A República está diante de um momento histórico que exige firmeza, equilíbrio e cautela. O ex-presidente Jair Bolsonaro foi indiciado esta quinta-feira (21) pela Polícia Federal (PF) no inquérito que apurou ao longo de quase dois anos a tentativa de reverter à força o resultado da eleição de 2022. Abolição violenta do Estado democrático de direito, golpe de Estado e organização criminosa são os crimes em que Bolsonaro foi enquadrado.
O caráter inaudito da investigação e de sua conclusão também reside no fato de que 25 dos 37 apontados pela PF como integrantes do grupo que urdiu uma ruptura institucional no país são militares, da ativa ou da reserva. Parte, de altas patentes, como generais e um almirante, ocupou o centro do poder no governo Bolsonaro. Entre eles, Walter Braga Netto, ex-ministro da Casa Civil e da Defesa e candidato a vice na chapa derrotada, Augusto Heleno, ex-ministro do Gabinete de Segurança Institucional (GSI), Paulo Sérgio Nogueira de Oliveira, ex-comandante do Exército e Almir Garnier Santos, ex-comandante da Marinha.
Seja qual for o desfecho, deve restar claro para a sociedade que a justiça foi feita
Cabe agora à Procuradoria-Geral da República (PGR) analisar com critério as provas colhidas e as conclusões da investigação para decidir se oferece denúncia ao Judiciário, ao qual compete a decisão de iniciar o processo penal. Não se trata de um caso banal, tanto pela gravidade das suspeitas como pela lista de implicados, encabeçada por um ex-presidente que tem apoio inquebrantável de parcela significativa da população. Mas, ao indiciar Bolsonaro, a PF o coloca no centro da trama organizada em várias frentes para golpear a democracia, por meio da descredibilização das eleições, da instigação de massas de apoiadores, da cooptação de agentes do Estado para executar a insurreição e da busca por dar um verniz legal à intentona.

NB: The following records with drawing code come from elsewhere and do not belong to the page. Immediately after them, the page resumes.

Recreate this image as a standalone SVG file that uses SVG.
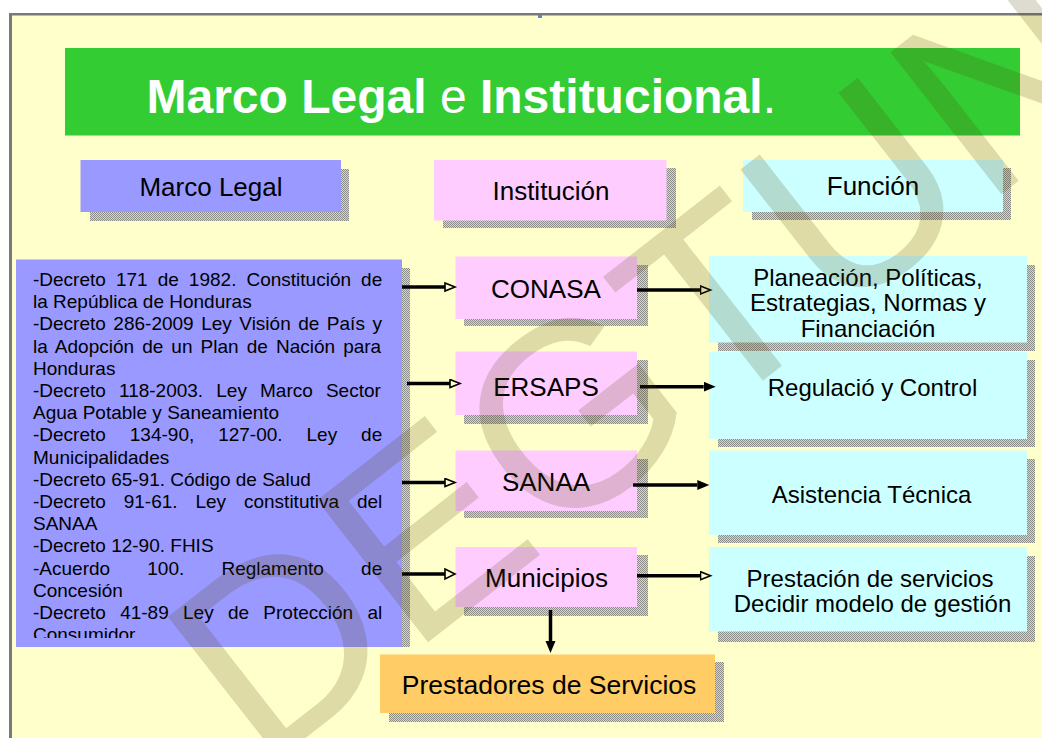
<svg xmlns="http://www.w3.org/2000/svg" width="1042" height="738" viewBox="0 0 1042 738">
<defs>
<pattern id="dots" width="2" height="2" patternUnits="userSpaceOnUse">
<rect width="2" height="2" fill="#d6d6cc"/>
<rect width="1" height="1" fill="#8c8c88"/>
<rect x="1" y="1" width="1" height="1" fill="#8c8c88"/>
</pattern>
<marker id="ah" markerUnits="userSpaceOnUse" markerWidth="14" markerHeight="12" refX="1" refY="5" orient="auto">
<path d="M1,1 L11,5 L1,9 z" fill="#ffffcc" stroke="#000" stroke-width="1.6"/>
</marker>
<marker id="ahb" markerUnits="userSpaceOnUse" markerWidth="14" markerHeight="14" refX="1" refY="6" orient="auto">
<path d="M1,1 L11,6 L1,11 z" fill="#ffffcc" stroke="#000" stroke-width="1.6"/>
</marker>
<marker id="as" markerUnits="userSpaceOnUse" markerWidth="14" markerHeight="12" refX="0" refY="5" orient="auto">
<path d="M0,0 L12,5 L0,10 z" fill="#000"/>
</marker>
<clipPath id="clipMain"><rect x="16" y="259" width="386" height="379"/></clipPath>
</defs>
<style>
text{font-family:"Liberation Sans",Arial,sans-serif;fill:#000}
.title{font-size:48px;font-weight:bold;fill:#fff}
.hdr{font-size:26px;text-anchor:middle}
.inst{font-size:26px;text-anchor:middle}
.fn{font-size:24px;text-anchor:middle}
.law{font-size:19px}
.sh{fill:url(#dots)}
.blue{fill:#9999ff}
.pink{fill:#ffccff}
.cyan{fill:#ccffff}
.orange{fill:#ffcc66}
.conn path{fill:none;stroke:#000;stroke-width:3.5}
.wm{font-size:262px;fill:#4d4000;opacity:0.18}
</style>
<rect width="1042" height="738" fill="#ffffff"/>
<rect x="9" y="13" width="1033" height="725" fill="#ffffcc"/>
<rect x="9" y="13" width="1033" height="2.5" fill="#7a7a7a"/>
<rect x="9" y="13" width="3" height="725" fill="#7a7a7a"/>
<rect x="538" y="15" width="4" height="3" fill="#6a80b8"/>

<g id="title">
<rect x="65" y="48" width="955" height="87.5" fill="#33cc33"/>
<text x="146.5" y="112.5" class="title">Marco Legal <tspan font-weight="normal">e</tspan> Institucional<tspan font-weight="normal">.</tspan></text>
</g>

<g id="hdr-marco">
<rect x="90" y="169" width="259" height="52" class="sh"/>
<rect x="80.5" y="160" width="260.5" height="52" class="blue"/>
<text x="211" y="195.5" class="hdr">Marco Legal</text>
</g>
<g id="hdr-inst">
<rect x="443" y="168" width="233" height="60" class="sh"/>
<rect x="434" y="160" width="232.5" height="60.5" class="pink"/>
<text x="551" y="200" class="hdr">Institución</text>
</g>
<g id="hdr-func">
<rect x="752" y="168" width="259" height="52" class="sh"/>
<rect x="743" y="160" width="260" height="52" class="cyan"/>
<text x="873" y="194.5" class="hdr">Función</text>
</g>

<g id="marco-legal">
<rect x="402" y="268" width="8" height="379" class="sh"/>
<rect x="16" y="259.5" width="386" height="387.5" class="blue"/>
<g clip-path="url(#clipMain)">
<text x="33" y="286" class="law" word-spacing="4.78">-Decreto 171 de 1982. Constitución de</text>
<text x="33" y="308.2" class="law">la República de Honduras</text>
<text x="33" y="330.4" class="law" word-spacing="2.23">-Decreto 286-2009 Ley Visión de País y</text>
<text x="33" y="352.6" class="law" word-spacing="2.81">la Adopción de un Plan de Nación para</text>
<text x="33" y="374.8" class="law">Honduras</text>
<text x="33" y="397" class="law" word-spacing="7.84">-Decreto 118-2003. Ley Marco Sector</text>
<text x="33" y="419.2" class="law">Agua Potable y Saneamiento</text>
<text x="33" y="441.4" class="law" word-spacing="18.65">-Decreto 134-90, 127-00. Ley de</text>
<text x="33" y="463.6" class="law">Municipalidades</text>
<text x="33" y="485.8" class="law">-Decreto 65-91. Código de Salud</text>
<text x="33" y="508" class="law" word-spacing="12.59">-Decreto 91-61. Ley constitutiva del</text>
<text x="33" y="530.2" class="law">SANAA</text>
<text x="33" y="552.4" class="law">-Decreto 12-90. FHIS</text>
<text x="33" y="574.6" class="law" word-spacing="31.9">-Acuerdo 100. Reglamento de</text>
<text x="33" y="596.8" class="law">Concesión</text>
<text x="33" y="619" class="law" word-spacing="9.01">-Decreto 41-89 Ley de Protección al</text>
<text x="33" y="641.2" class="law">Consumidor</text>
</g>
</g>

<g id="conasa">
<rect x="464" y="265" width="184" height="61" class="sh"/>
<rect x="455.5" y="256.5" width="181.5" height="62.5" class="pink"/>
<text x="546" y="298" class="inst">CONASA</text>
</g>
<g id="ersaps">
<rect x="464" y="360" width="184" height="64" class="sh"/>
<rect x="455.5" y="351.5" width="181.5" height="63.5" class="pink"/>
<text x="546" y="395.5" class="inst">ERSAPS</text>
</g>
<g id="sanaa">
<rect x="464" y="459" width="184" height="59" class="sh"/>
<rect x="455.5" y="450.5" width="181.5" height="60.5" class="pink"/>
<text x="546" y="490.5" class="inst">SANAA</text>
</g>
<g id="municipios">
<rect x="464" y="555" width="184" height="61" class="sh"/>
<rect x="455.5" y="547" width="181.5" height="60" class="pink"/>
<text x="546.5" y="586.5" class="inst">Municipios</text>
</g>

<g id="f-planeacion">
<rect x="718" y="265" width="317" height="86" class="sh"/>
<rect x="709" y="256" width="318" height="86.5" class="cyan"/>
<text x="868" y="285.5" class="fn">Planeación, Políticas,</text>
<text x="868" y="311" class="fn">Estrategias, Normas y</text>
<text x="868" y="336.5" class="fn">Financiación</text>
</g>
<g id="f-regulacion">
<rect x="718" y="360" width="317" height="87" class="sh"/>
<rect x="709" y="351.5" width="318" height="87.5" class="cyan"/>
<text x="872.5" y="396" class="fn">Regulació y Control</text>
</g>
<g id="f-asistencia">
<rect x="718" y="459" width="317" height="84" class="sh"/>
<rect x="709" y="450.5" width="318" height="84.5" class="cyan"/>
<text x="871.5" y="502.5" class="fn">Asistencia Técnica</text>
</g>
<g id="f-prestacion">
<rect x="718" y="556" width="317" height="86" class="sh"/>
<rect x="709" y="547" width="318" height="84.5" class="cyan"/>
<text x="870" y="586.5" class="fn">Prestación de servicios</text>
<text x="872.5" y="611.5" class="fn">Decidir modelo de gestión</text>
</g>

<g id="prestadores">
<rect x="389" y="662" width="335" height="60" class="sh"/>
<rect x="380" y="654.5" width="335" height="58.5" class="orange"/>
<text x="549" y="693.5" font-size="26.5" text-anchor="middle">Prestadores de Servicios</text>
</g>

<g id="connectors" class="conn">
<path d="M402,287 H445" marker-end="url(#ah)"/>
<path d="M407,383.5 H450" marker-end="url(#ah)"/>
<path d="M402,482.5 H445" marker-end="url(#ah)"/>
<path d="M402,574 H445" stroke-width="6" marker-end="url(#ahb)"/>
<path d="M637,290 H700.5" marker-end="url(#ah)"/>
<path d="M640,386.7 H703.7" marker-end="url(#as)"/>
<path d="M633,485 H697.3" marker-end="url(#as)"/>
<path d="M637,575.7 H700.5" marker-end="url(#ah)"/>
<path d="M550.5,610 V641" marker-end="url(#as)"/>
</g>

<text class="wm" transform="translate(262,772) rotate(-38)">DEGTUNAH</text>
</svg>
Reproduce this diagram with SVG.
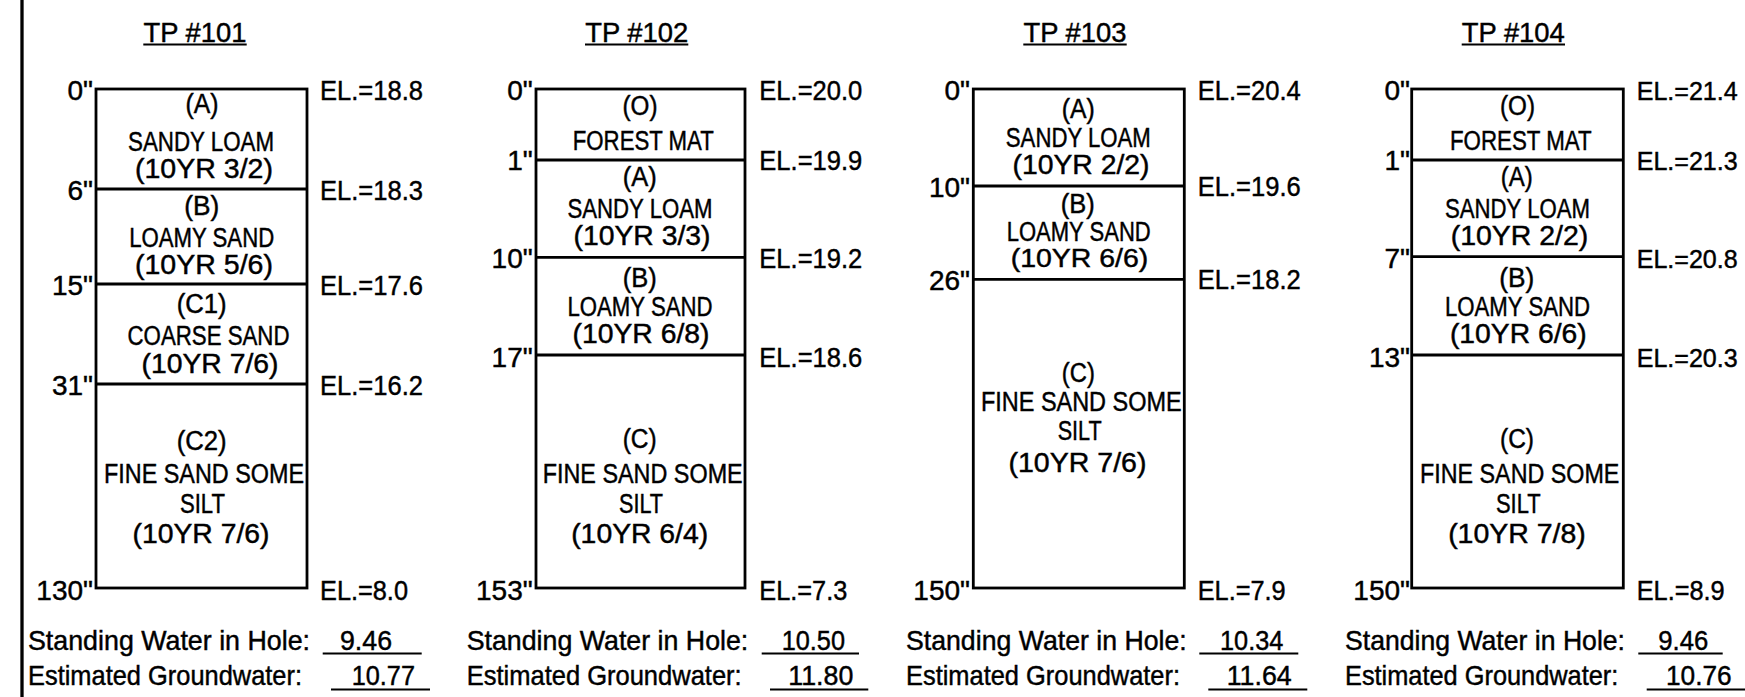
<svg xmlns="http://www.w3.org/2000/svg" width="1745" height="697" viewBox="0 0 1745 697">
<style>
.t{font-family:"Liberation Sans",Arial,sans-serif;font-size:28px;fill:#000;stroke:#000;stroke-width:0.45}
.b{font-size:27px}
.s{font-size:26.5px}
.m{text-anchor:middle}
.e{text-anchor:end}
.ln{stroke:#000;stroke-width:2.8;fill:none}
.ul{stroke:#000;stroke-width:2;fill:none}
</style>
<rect x="0" y="0" width="1745" height="697" fill="#fff"/>
<line class="ln" x1="22" y1="0" x2="22" y2="697" style="stroke-width:3.3"/>

<g id="tp101">
<text class="t m" x="195" y="41.5" textLength="103" lengthAdjust="spacingAndGlyphs">TP #101</text>
<line class="ul" x1="143.3" y1="44.5" x2="246.7" y2="44.5"/>
<rect class="ln" x="96" y="89" width="211" height="499"/>
<line class="ln" x1="96" y1="189" x2="307" y2="189"/>
<line class="ln" x1="96" y1="284" x2="307" y2="284"/>
<line class="ln" x1="96" y1="384" x2="307" y2="384"/>
<text class="t e" x="93" y="100">0"</text>
<text class="t e" x="93" y="200">6"</text>
<text class="t e" x="93" y="295">15"</text>
<text class="t e" x="93" y="394.5">31"</text>
<text class="t e" x="93" y="599.5">130"</text>
<text class="t" x="320" y="99.5" textLength="103" lengthAdjust="spacingAndGlyphs">EL.=18.8</text>
<text class="t" x="320" y="200" textLength="103" lengthAdjust="spacingAndGlyphs">EL.=18.3</text>
<text class="t" x="320" y="295" textLength="103" lengthAdjust="spacingAndGlyphs">EL.=17.6</text>
<text class="t" x="320" y="394.5" textLength="103" lengthAdjust="spacingAndGlyphs">EL.=16.2</text>
<text class="t" x="320" y="599.5" textLength="88" lengthAdjust="spacingAndGlyphs">EL.=8.0</text>
<text class="t b m" x="202" y="113" textLength="33" lengthAdjust="spacingAndGlyphs">(A)</text>
<text class="t b m" x="201" y="150.7" textLength="146" lengthAdjust="spacingAndGlyphs">SANDY LOAM</text>
<text class="t b m" x="204" y="178" textLength="138" lengthAdjust="spacingAndGlyphs">(10YR 3/2)</text>
<text class="t b m" x="201.7" y="215" textLength="35" lengthAdjust="spacingAndGlyphs">(B)</text>
<text class="t b m" x="201.7" y="247" textLength="145" lengthAdjust="spacingAndGlyphs">LOAMY SAND</text>
<text class="t b m" x="204" y="274" textLength="138" lengthAdjust="spacingAndGlyphs">(10YR 5/6)</text>
<text class="t b m" x="201.7" y="313" textLength="50" lengthAdjust="spacingAndGlyphs">(C1)</text>
<text class="t b m" x="208.5" y="345" textLength="162" lengthAdjust="spacingAndGlyphs">COARSE SAND</text>
<text class="t b m" x="210" y="373" textLength="137" lengthAdjust="spacingAndGlyphs">(10YR 7/6)</text>
<text class="t b m" x="201.7" y="450" textLength="50" lengthAdjust="spacingAndGlyphs">(C2)</text>
<text class="t b m" x="204" y="482.7" textLength="200" lengthAdjust="spacingAndGlyphs">FINE SAND SOME</text>
<text class="t b m" x="202.5" y="512.7" textLength="45" lengthAdjust="spacingAndGlyphs">SILT</text>
<text class="t b m" x="201" y="543" textLength="137" lengthAdjust="spacingAndGlyphs">(10YR 7/6)</text>
<text class="t" x="28" y="650" textLength="282" lengthAdjust="spacingAndGlyphs">Standing Water in Hole:</text>
<text class="t" x="340" y="650" textLength="52" lengthAdjust="spacingAndGlyphs">9.46</text>
<line class="ul" x1="322.7" y1="653.5" x2="421.7" y2="653.5"/>
<text class="t" x="28" y="685" textLength="274" lengthAdjust="spacingAndGlyphs">Estimated Groundwater:</text>
<text class="t" x="351.7" y="685" textLength="63.3" lengthAdjust="spacingAndGlyphs">10.77</text>
<line class="ul" x1="331" y1="689.5" x2="430" y2="689.5"/>
</g>

<g id="tp102">
<text class="t m" x="636.7" y="41.5" textLength="103" lengthAdjust="spacingAndGlyphs">TP #102</text>
<line class="ul" x1="585" y1="44.5" x2="688.3" y2="44.5"/>
<rect class="ln" x="536" y="89" width="209" height="499"/>
<line class="ln" x1="536" y1="160" x2="745" y2="160"/>
<line class="ln" x1="536" y1="257.3" x2="745" y2="257.3"/>
<line class="ln" x1="536" y1="355" x2="745" y2="355"/>
<text class="t e" x="532.7" y="100">0"</text>
<text class="t e" x="532.7" y="170">1"</text>
<text class="t e" x="532.7" y="268">10"</text>
<text class="t e" x="532.7" y="366.7">17"</text>
<text class="t e" x="532.7" y="599.5">153"</text>
<text class="t" x="759.3" y="99.5" textLength="103" lengthAdjust="spacingAndGlyphs">EL.=20.0</text>
<text class="t" x="759.3" y="170" textLength="103" lengthAdjust="spacingAndGlyphs">EL.=19.9</text>
<text class="t" x="759.3" y="267.7" textLength="103" lengthAdjust="spacingAndGlyphs">EL.=19.2</text>
<text class="t" x="759.3" y="366.7" textLength="103" lengthAdjust="spacingAndGlyphs">EL.=18.6</text>
<text class="t" x="759.3" y="599.5" textLength="88" lengthAdjust="spacingAndGlyphs">EL.=7.3</text>
<text class="t b m" x="640" y="115" textLength="35" lengthAdjust="spacingAndGlyphs">(O)</text>
<text class="t b m" x="643.3" y="150" textLength="141" lengthAdjust="spacingAndGlyphs">FOREST MAT</text>
<text class="t b m" x="639.7" y="186" textLength="34" lengthAdjust="spacingAndGlyphs">(A)</text>
<text class="t b m" x="640" y="218.3" textLength="145" lengthAdjust="spacingAndGlyphs">SANDY LOAM</text>
<text class="t b m" x="642" y="245" textLength="137" lengthAdjust="spacingAndGlyphs">(10YR 3/3)</text>
<text class="t b m" x="639.7" y="286.7" textLength="34" lengthAdjust="spacingAndGlyphs">(B)</text>
<text class="t b m" x="640" y="316" textLength="145" lengthAdjust="spacingAndGlyphs">LOAMY SAND</text>
<text class="t b m" x="641" y="343.3" textLength="137" lengthAdjust="spacingAndGlyphs">(10YR 6/8)</text>
<text class="t b m" x="639.7" y="448.3" textLength="34" lengthAdjust="spacingAndGlyphs">(C)</text>
<text class="t b m" x="642.7" y="482.7" textLength="200" lengthAdjust="spacingAndGlyphs">FINE SAND SOME</text>
<text class="t b m" x="641" y="512.7" textLength="44" lengthAdjust="spacingAndGlyphs">SILT</text>
<text class="t b m" x="639.7" y="543.3" textLength="137" lengthAdjust="spacingAndGlyphs">(10YR 6/4)</text>
<text class="t" x="466.7" y="650" textLength="281.6" lengthAdjust="spacingAndGlyphs">Standing Water in Hole:</text>
<text class="t" x="781.7" y="650" textLength="63.3" lengthAdjust="spacingAndGlyphs">10.50</text>
<line class="ul" x1="761.7" y1="653.5" x2="859" y2="653.5"/>
<text class="t" x="466.7" y="685" textLength="275" lengthAdjust="spacingAndGlyphs">Estimated Groundwater:</text>
<text class="t" x="788.3" y="685" textLength="65" lengthAdjust="spacingAndGlyphs">11.80</text>
<line class="ul" x1="770" y1="689.5" x2="868.3" y2="689.5"/>
</g>

<g id="tp103">
<text class="t m" x="1075" y="41.5" textLength="103" lengthAdjust="spacingAndGlyphs">TP #103</text>
<line class="ul" x1="1023.3" y1="44.5" x2="1126.7" y2="44.5"/>
<rect class="ln" x="973.3" y="89" width="211" height="499"/>
<line class="ln" x1="973.3" y1="186" x2="1184.3" y2="186"/>
<line class="ln" x1="973.3" y1="279.3" x2="1184.3" y2="279.3"/>
<text class="t e" x="970" y="100">0"</text>
<text class="t e" x="970" y="197.3">10"</text>
<text class="t e" x="970" y="290">26"</text>
<text class="t e" x="970" y="599.5">150"</text>
<text class="t" x="1197.7" y="99.5" textLength="103" lengthAdjust="spacingAndGlyphs">EL.=20.4</text>
<text class="t" x="1197.7" y="196" textLength="103" lengthAdjust="spacingAndGlyphs">EL.=19.6</text>
<text class="t" x="1197.7" y="289.3" textLength="103" lengthAdjust="spacingAndGlyphs">EL.=18.2</text>
<text class="t" x="1197.7" y="599.5" textLength="88" lengthAdjust="spacingAndGlyphs">EL.=7.9</text>
<text class="t b m" x="1078.3" y="118" textLength="33" lengthAdjust="spacingAndGlyphs">(A)</text>
<text class="t b m" x="1078.3" y="146.7" textLength="145" lengthAdjust="spacingAndGlyphs">SANDY LOAM</text>
<text class="t b m" x="1081" y="174" textLength="137" lengthAdjust="spacingAndGlyphs">(10YR 2/2)</text>
<text class="t b m" x="1077.8" y="213.3" textLength="34" lengthAdjust="spacingAndGlyphs">(B)</text>
<text class="t b m" x="1078.7" y="241.2" textLength="144" lengthAdjust="spacingAndGlyphs">LOAMY SAND</text>
<text class="t m" style="font-size:25.5px" x="1079.5" y="267" textLength="137.6" lengthAdjust="spacingAndGlyphs">(10YR 6/6)</text>
<text class="t b m" x="1078.3" y="381.7" textLength="33" lengthAdjust="spacingAndGlyphs">(C)</text>
<text class="t b m" x="1081.3" y="411" textLength="200.7" lengthAdjust="spacingAndGlyphs">FINE SAND SOME</text>
<text class="t b m" x="1079.7" y="440" textLength="44" lengthAdjust="spacingAndGlyphs">SILT</text>
<text class="t b m" x="1077.5" y="471.7" textLength="138" lengthAdjust="spacingAndGlyphs">(10YR 7/6)</text>
<text class="t" x="906" y="650" textLength="280.7" lengthAdjust="spacingAndGlyphs">Standing Water in Hole:</text>
<text class="t" x="1220" y="650" textLength="63.3" lengthAdjust="spacingAndGlyphs">10.34</text>
<line class="ul" x1="1199.3" y1="653.5" x2="1298.3" y2="653.5"/>
<text class="t" x="906" y="685" textLength="274" lengthAdjust="spacingAndGlyphs">Estimated Groundwater:</text>
<text class="t" x="1226.7" y="685" textLength="65" lengthAdjust="spacingAndGlyphs">11.64</text>
<line class="ul" x1="1208.3" y1="689.5" x2="1307.3" y2="689.5"/>
</g>

<g id="tp104">
<text class="t m" x="1513.3" y="41.5" textLength="103" lengthAdjust="spacingAndGlyphs">TP #104</text>
<line class="ul" x1="1461.7" y1="44.5" x2="1565" y2="44.5"/>
<rect class="ln" x="1411.7" y="89" width="211.6" height="499"/>
<line class="ln" x1="1411.7" y1="160" x2="1623.3" y2="160"/>
<line class="ln" x1="1411.7" y1="256.7" x2="1623.3" y2="256.7"/>
<line class="ln" x1="1411.7" y1="355" x2="1623.3" y2="355"/>
<text class="t e" x="1410" y="100">0"</text>
<text class="t e" x="1410" y="170">1"</text>
<text class="t e" x="1410" y="268.3">7"</text>
<text class="t e" x="1410" y="366.7">13"</text>
<text class="t e" x="1410" y="599.5">150"</text>
<text class="t s" x="1636.7" y="99.5" textLength="101" lengthAdjust="spacingAndGlyphs">EL.=21.4</text>
<text class="t s" x="1636.7" y="170" textLength="101" lengthAdjust="spacingAndGlyphs">EL.=21.3</text>
<text class="t s" x="1636.7" y="267.7" textLength="101" lengthAdjust="spacingAndGlyphs">EL.=20.8</text>
<text class="t s" x="1636.7" y="366.7" textLength="101" lengthAdjust="spacingAndGlyphs">EL.=20.3</text>
<text class="t" x="1636.7" y="599.5" textLength="88" lengthAdjust="spacingAndGlyphs">EL.=8.9</text>
<text class="t b m" x="1517.5" y="115" textLength="35" lengthAdjust="spacingAndGlyphs">(O)</text>
<text class="t b m" x="1520.8" y="150" textLength="141.7" lengthAdjust="spacingAndGlyphs">FOREST MAT</text>
<text class="t b m" x="1516.7" y="186" textLength="32" lengthAdjust="spacingAndGlyphs">(A)</text>
<text class="t b m" x="1517.5" y="218.3" textLength="145" lengthAdjust="spacingAndGlyphs">SANDY LOAM</text>
<text class="t b m" x="1519.5" y="245" textLength="137.6" lengthAdjust="spacingAndGlyphs">(10YR 2/2)</text>
<text class="t b m" x="1516.7" y="286.7" textLength="35" lengthAdjust="spacingAndGlyphs">(B)</text>
<text class="t b m" x="1517.5" y="316" textLength="145" lengthAdjust="spacingAndGlyphs">LOAMY SAND</text>
<text class="t b m" x="1518.3" y="343.3" textLength="136.7" lengthAdjust="spacingAndGlyphs">(10YR 6/6)</text>
<text class="t b m" x="1517" y="448.3" textLength="34" lengthAdjust="spacingAndGlyphs">(C)</text>
<text class="t b m" x="1519.7" y="482.7" textLength="199.3" lengthAdjust="spacingAndGlyphs">FINE SAND SOME</text>
<text class="t b m" x="1518.3" y="512.7" textLength="44.7" lengthAdjust="spacingAndGlyphs">SILT</text>
<text class="t b m" x="1517" y="543.3" textLength="137.7" lengthAdjust="spacingAndGlyphs">(10YR 7/8)</text>
<text class="t" x="1345" y="650" textLength="280" lengthAdjust="spacingAndGlyphs">Standing Water in Hole:</text>
<text class="t" x="1658.3" y="650" textLength="50" lengthAdjust="spacingAndGlyphs">9.46</text>
<line class="ul" x1="1638.3" y1="653.5" x2="1722.7" y2="653.5"/>
<text class="t" x="1345" y="685" textLength="273.3" lengthAdjust="spacingAndGlyphs">Estimated Groundwater:</text>
<text class="t" x="1666" y="685" textLength="65.7" lengthAdjust="spacingAndGlyphs">10.76</text>
<line class="ul" x1="1646.7" y1="689.5" x2="1745" y2="689.5"/>
</g>
</svg>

A seriedade das acusações, por outro lado, impõe a apresentação de provas cabais.
Em um país como o Brasil, com um passado de quarteladas e assombrado pela influência militar na vida civil, responsabilizar criminalmente membros das Forças Armadas graduados também é até aqui bastante inusual. Nunca é tarde, entretanto, para exorcizar fantasmas e enterrar o mito da tutela da caserna sobre o país. Desta lamentável quadra da História, também se espera que resulte de forma definitiva a submissão castrense à democracia e à Constituição. Essa, aliás, foi a postura da maioria dos comandantes no ápice da pressão por uma virada de mesa que desrespeitasse a decisão soberana do eleitor. No futuro também serão lembrados os que foram leais ao país, e não a um projeto de manutenção do poder a qualquer custo.
No curso jurídico do caso, o basilar é que, ao fim, prevaleçam a lei e as provas. É necessário firmeza para levar adiante o escrutínio das condutas e as devidas punições se as evidências mostrarem-se contundentes. Mas também se requer equilíbrio e cautela, com o respeito aos ritos processuais, à presunção de inocência e à prerrogativa de ampla defesa. Tamanho zelo é mandatório para serem evitados erros de investigações passadas em processos de grande repercussão. Seja qual for o desfecho, deve restar claro para a sociedade que a justiça foi feita.